The Financial Stability and Development Commission, a new super financial regulator believed to be headed by vice-premier Liu He, was formed at the order of President Xi Jinping to supervise monetary policy and financial regulation in China. Photo: AFP
The Financial Stability and Development Commission, a new super financial regulator believed to be headed by vice-premier Liu He, was formed at the order of President Xi Jinping to supervise monetary policy and financial regulation in China. Photo: AFP

The potential for a market collapse was set when retail investors used a variety of lenders to borrow against their initial small stakes at high interest rates and invest in hot stocks. When a wave of tumultuous panic selling took hold, it wiped more than US$3 trillion of value off mainland shares in just three weeks. 

The fiasco ultimately destroyed US$5 trillion of wealth and tarnished Beijing’s reputation as a capable economic manager. 

Setting up the data bank continues China’s effort to to protect its financial system and prevent a recurrence of the stock market shakeout. During the downturn, China’s banking and securities watchdog was in the dark about how much “leveraged funds” had entered the market. 

The new database is to provide a clearer picture of fund flows in asset management products, systemically important financial institutions and the securities, banking and insurance sectors, the central bank said. 

China’s central bank said the new database will allow information to be ‘fully shared’ among regulators. Photo: Reuters
China’s central bank said the new database will allow information to be ‘fully shared’ among regulators. Photo: Reuters

A lack of reliable data was blamed for policymakers’ inability to see trouble brewing ahead of the stock market’s tumble, as available information usually was incomplete and poorly shared across government departments, analysts have said. 

Regulators were unable to tell “how big the risk in a specific sector” was, such as shadow financing,” said Raymond Yeung, chief Greater China economist of ANZ Bank. 

At the time, China’s government agencies lacked the ability to use data to see the big picture, as banking, insurance industries, securities regulators and the central bank focused only on players within the agencies’ respective regulatory scope. 

“Figures are incomplete and inconsistent as they are collected by different agencies with different standards,” Yeung said. 

Multiple government-led campaigns in the past year have sought to attack shadow financing and crack down on illegal fundraising activity. 

President Xi Jinping has said China should focus on the quality of its growth, strengthening the need for effective risk management. Photo: Kyodo
President Xi Jinping has said China should focus on the quality of its growth, strengthening the need for effective risk management. Photo: Kyodo

The recent reshuffling of China’s regulatory administration merged the country’s banking and insurance regulators. The central bank also initiated what it called a macro prudential assessment tool to eliminate systematic risk; at the same time, it became the body responsible for making rules and setting development guidelines for China’s financial industry. 

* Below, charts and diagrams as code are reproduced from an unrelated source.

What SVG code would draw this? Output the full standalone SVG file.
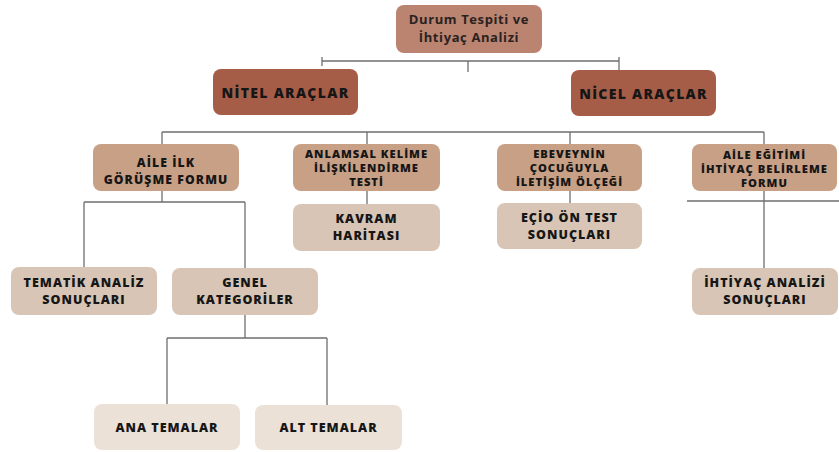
<svg xmlns="http://www.w3.org/2000/svg" width="839" height="452" viewBox="0 0 839 452">
<style>
.ln{stroke:#6f6f6f;stroke-width:1.3;fill:none}
.c0{fill:#bb8470}
.c1{fill:#a65d48}
.c2{fill:#c8a085}
.c3{fill:#d8c5b5}
.c4{fill:#ebe1d7}
text{font-family:"Open Sans","Liberation Sans",sans-serif;font-weight:800;fill:#161616;text-anchor:middle}
.t0{font-size:13px;font-weight:700;fill:#2a2220;letter-spacing:0.6px}
.t1{font-size:14px;letter-spacing:1.3px}
.t2{font-size:11.2px;letter-spacing:1px}
.t2b{font-size:12.2px;letter-spacing:1.1px}
.t3{font-size:12.5px;letter-spacing:1px}
</style>
<rect width="839" height="452" fill="#ffffff"/>
<g id="connectors">
<path class="ln" d="M322 61H619M322 57V66M468 61V72M619 57V70"/>
<path class="ln" d="M162 132H764M162 132V144M367 132V144M570 132V144M764 132V144"/>
<path class="ln" d="M367 191V204M570 191V203"/>
<path class="ln" d="M687 201H839M764 191V268"/>
<path class="ln" d="M162 191V202M84 202H245M84 202V267M245 202V268"/>
<path class="ln" d="M245 315V338M167 338H327M167 338V404M327 338V405"/>
</g>
<g id="root"><rect class="c0" x="396" y="5" width="146" height="48" rx="8"/><text class="t0" x="469" y="24">Durum Tespiti ve</text><text class="t0" x="469" y="42">İhtiyaç Analizi</text></g>
<g id="nitel"><rect class="c1" x="213" y="69" width="145" height="46" rx="8"/><text class="t1" x="285.5" y="98">NİTEL ARAÇLAR</text></g>
<g id="nicel"><rect class="c1" x="571" y="70" width="145" height="46" rx="8"/><text class="t1" x="643.5" y="99">NİCEL ARAÇLAR</text></g>
<g id="aile-ilk"><rect class="c2" x="93" y="144" width="146" height="47" rx="8"/><text class="t2b" x="166" y="167">AİLE İLK</text><text class="t2b" x="166" y="184">GÖRÜŞME FORMU</text></g>
<g id="anlamsal"><rect class="c2" x="293" y="144" width="147" height="47" rx="8"/><text class="t2" x="366.5" y="158">ANLAMSAL KELİME</text><text class="t2" x="366.5" y="172">İLİŞKİLENDİRME</text><text class="t2" x="366.5" y="186">TESTİ</text></g>
<g id="ebeveynin"><rect class="c2" x="497" y="144" width="145" height="47" rx="8"/><text class="t2" x="569.5" y="158">EBEVEYNİN</text><text class="t2" x="569.5" y="172">ÇOCUĞUYLA</text><text class="t2" x="569.5" y="186">İLETİŞİM ÖLÇEĞİ</text></g>
<g id="aile-egitimi"><rect class="c2" x="692" y="144" width="145" height="47" rx="8"/><text class="t2" x="764.5" y="159">AİLE EĞİTİMİ</text><text class="t2" x="764.5" y="173">İHTİYAÇ BELİRLEME</text><text class="t2" x="764.5" y="187">FORMU</text></g>
<g id="kavram"><rect class="c3" x="293" y="204" width="147" height="47" rx="8"/><text class="t3" x="366.5" y="223">KAVRAM</text><text class="t3" x="366.5" y="240">HARİTASI</text></g>
<g id="ecio"><rect class="c3" x="497" y="203" width="145" height="46" rx="8"/><text class="t3" x="569.5" y="222">EÇİO ÖN TEST</text><text class="t3" x="569.5" y="239">SONUÇLARI</text></g>
<g id="tematik"><rect class="c3" x="11" y="267" width="146" height="48" rx="8"/><text class="t3" x="84" y="287">TEMATİK ANALİZ</text><text class="t3" x="84" y="304">SONUÇLARI</text></g>
<g id="genel"><rect class="c3" x="172" y="268" width="146" height="47" rx="8"/><text class="t3" x="245" y="287">GENEL</text><text class="t3" x="245" y="304">KATEGORİLER</text></g>
<g id="ihtiyac"><rect class="c3" x="692" y="268" width="146" height="47" rx="8"/><text class="t3" x="765" y="287">İHTİYAÇ ANALİZİ</text><text class="t3" x="765" y="304">SONUÇLARI</text></g>
<g id="ana"><rect class="c4" x="94" y="404" width="146" height="46" rx="8"/><text class="t3" x="167" y="432">ANA TEMALAR</text></g>
<g id="alt"><rect class="c4" x="255" y="405" width="147" height="45" rx="8"/><text class="t3" x="328.5" y="432">ALT TEMALAR</text></g>
</svg>
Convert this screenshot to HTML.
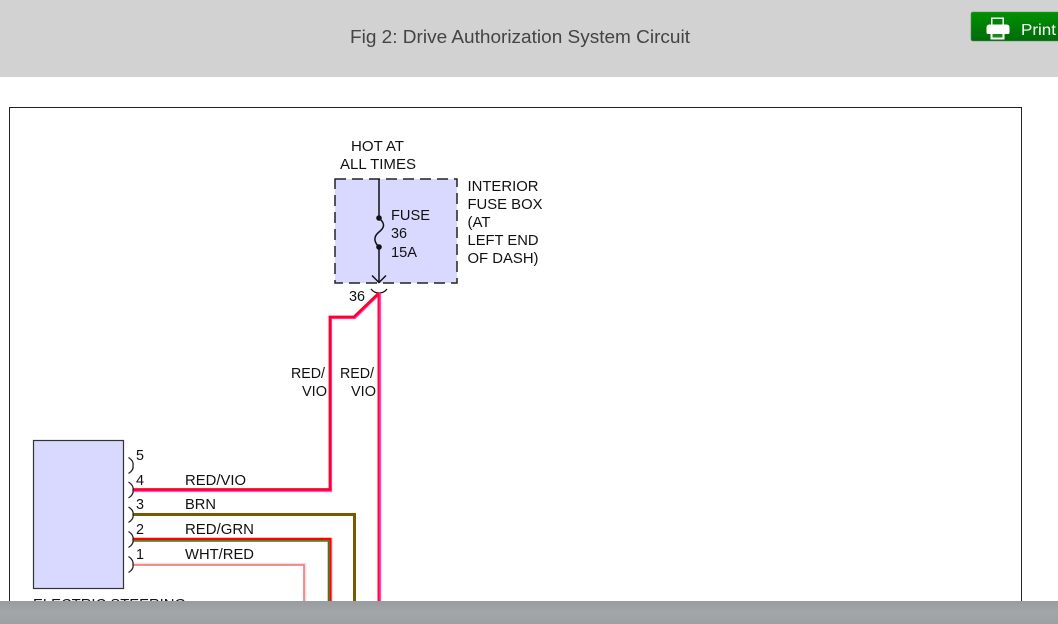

The Financial Stability and Development Commission, a new super financial regulator believed to be headed by vice-premier Liu He, was formed at the order of President Xi Jinping to supervise monetary policy and financial regulation in China. 

Besides forming policies on systemic financial risk management and maintaining financial security, the body also sets local government guidelines for financial development. 

The central bank, which was assigned to oversee the new database, said information will be “fully shared” among regulators. 

China has deployed numerous measures since last year to curb channel businesses which help disseminate and amplify risks in shadow banking.  Photo: Reuters
China has deployed numerous measures since last year to curb channel businesses which help disseminate and amplify risks in shadow banking.  Photo: Reuters

“The system will cover all the financial institutions, infrastructures and activities, track every player in transactions, including lender and end borrowers, and detail both quantity and price, stocks and flows,” the bank said. 

Shen Jianguang, Mizuho Securities Asia’s chief economist, called the data bank a fundamental first step in Beijing’s plan to make risk prevention a three-year priority. 

“Financial risks can’t be addressed overnight,” Shen said. 

Shen said many measures have been deployed since last year aimed at curbing channel businesses which help disseminate and amplify risks in shadow banking. The crackdown could focus on internet finance next, the economist said. 

Unlicensed online financing platforms, which mushroomed in China under the guise of financial innovation, have emerged as a threat to national financial and social stability. 

Fraudulent peer-to-peer lender Ezubao duped 900,000 investors across China out of more than US$7.7 billion in just 18 months. Photo: AFP
Fraudulent peer-to-peer lender Ezubao duped 900,000 investors across China out of more than US$7.7 billion in just 18 months. Photo: AFP

For instance, Ezubao, a fraudulent peer-to-peer online lending platform, duped 900,000 investors across the country out of more than US$7.7 billion in just 18 months. The illegal fundraising scheme was found to have fabricated 95 per cent of its projects. 

Wu Qi, a senior fellow at Pangoal Institution, a Beijing-based think tank, called the government’s emphasis on using statistics for longer-term views a pragmatic approach to managing the financial markets. 

“The government curbs could be normalised and standardised,” he said. 

“Like the regulation rules of asset management products, which were first leaked a year earlier and released four months ago to solicit public opinions, the authorities should guide market expectation and leave time for them to absorb it.” 

Heightened supervision of banking regulations, together with the first macro prudential assessment of the central bank, raised tension in the interbank market in March 2017.